Les élus communistes, dit-il encore, s'estiment méprisés par un gouvernement qui doit son existence aux quatre millions de voix apportées par le Front de gauche au président François Hollande lors du second tour de l'élection présidentielle. « Aucune de nos propositions, aucun de nos amendements n'a été retenu, que ce soit pour la loi de programmation, le volet recettes du budget 2013 ou la loi sur l'énergie », souligne le porte-parole du PCF. « La dernière réunion entre (le ministre du Budget Jérôme) Cahuzac et le groupe parlementaire date du 10 septembre. Depuis, il n'y a plus rien eu ». « Cette attitude de mépris n'est pas une bonne chose, notamment quand, dans le même temps, ils (le gouvernement) ne cessent de courber l'échine face au patronat », ajoute-t-il.
Un sentiment confirmé par le député communiste André Chassaigne, président du groupe Front de gauche à l'Assemblée, qui dénonce « une forme de rouleau-compresseur » gouvernemental. « On est prêt à mettre la main dans le cambouis, on est prêt à travailler sur les textes de loi. Encore faut-il qu'il y ait une écoute de l'autre côté », souligne-t-il.
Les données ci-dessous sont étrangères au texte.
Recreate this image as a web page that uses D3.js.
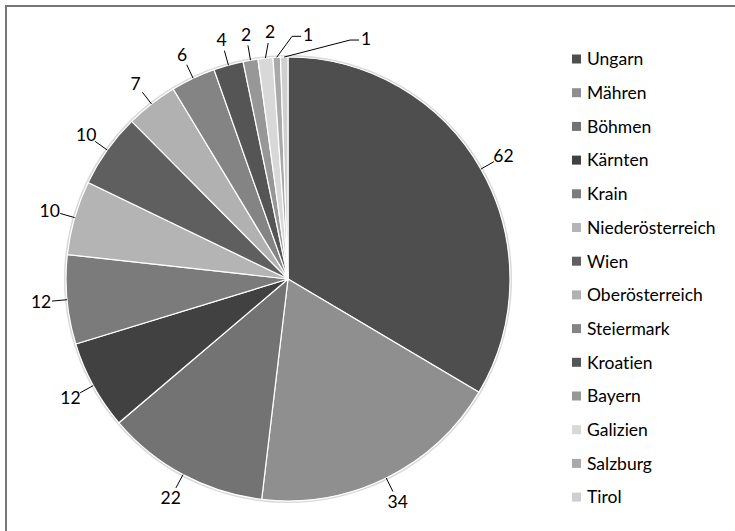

Les élus communistes en ont de toute évidence gros sur le cœur. Tout y passe, de l'absence d'une grande réforme fiscale « de gauche » promise par François Hollande pendant la campagne aux « concessions » faites selon eux au patronat en passant par le fait qu'aucun ministre important ou haut responsable socialiste n'ait daigné venir à la Fête de l'Humanité, début septembre.
Face aux plans sociaux, « il n'y a rien, à part les exercices de mannequinat d'Arnaud Montebourg » (le ministre du Redressement productif qui a posé en marinière "made in" France, NDLR), déplore encore Olivier Dartigolles. « Il n'y a aucun acte fort ».

« Qu’on nous respecte »

La fronde des élus communistes n'empêchera pas François Hollande et son Premier ministre de faire voter leurs projets de loi, l'Assemblée nationale ayant de toute façon le dernier mot. Mais elle n'en préoccupe pas moins un gouvernement déjà fort malmené dans les sondages d'opinion et fragilisé par des faux-pas en série, dont l'opposition se délecte.
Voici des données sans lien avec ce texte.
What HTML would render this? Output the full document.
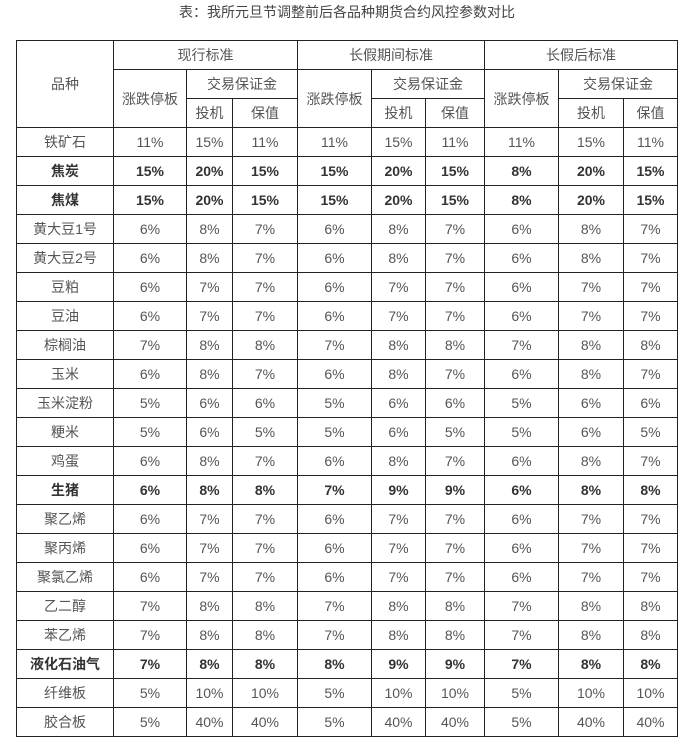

Le vote communiste contre la proposition de loi sur l'énergie au Sénat « n'est pas un événement anodin », a ainsi estimé le ministre chargé des relations avec le Parlement, Alain Vidalies. « Je pense que sur la loi de finances, on aura exactement le même problème ». Ce que l'on ne dément pas du côté du PCF, où l'on souligne que le vote du budget sera un « temps politique fort ». « S'ils veulent que les choses ne se passent pas ainsi, la balle est dans leur camp », avertit ainsi Olivier Dartigolles.
Il confirme que le PCF entend mettre en avant trois propositions: création d'une tranche de l'impôt sur le revenu (IR) à 50%, indexation sur l'inflation du barème de l'IR, annulation des concessions faites aux "pigeons" qui ont obtenu du gouvernement qu'il revienne sur son projet de durcissement de la taxation des plus-values de cession d'entreprise. « Ce sont trois curseurs très importants pour véritablement apporter des réponses de gauche », souligne-t-il.
André Chassaigne lance pour sa part « très solennellement » un appel au gouvernement et à la majorité: « Que l'on tienne compte des propositions que l'on peut faire, qu'il y ait une forme d'écoute et je dirais une forme de respect ».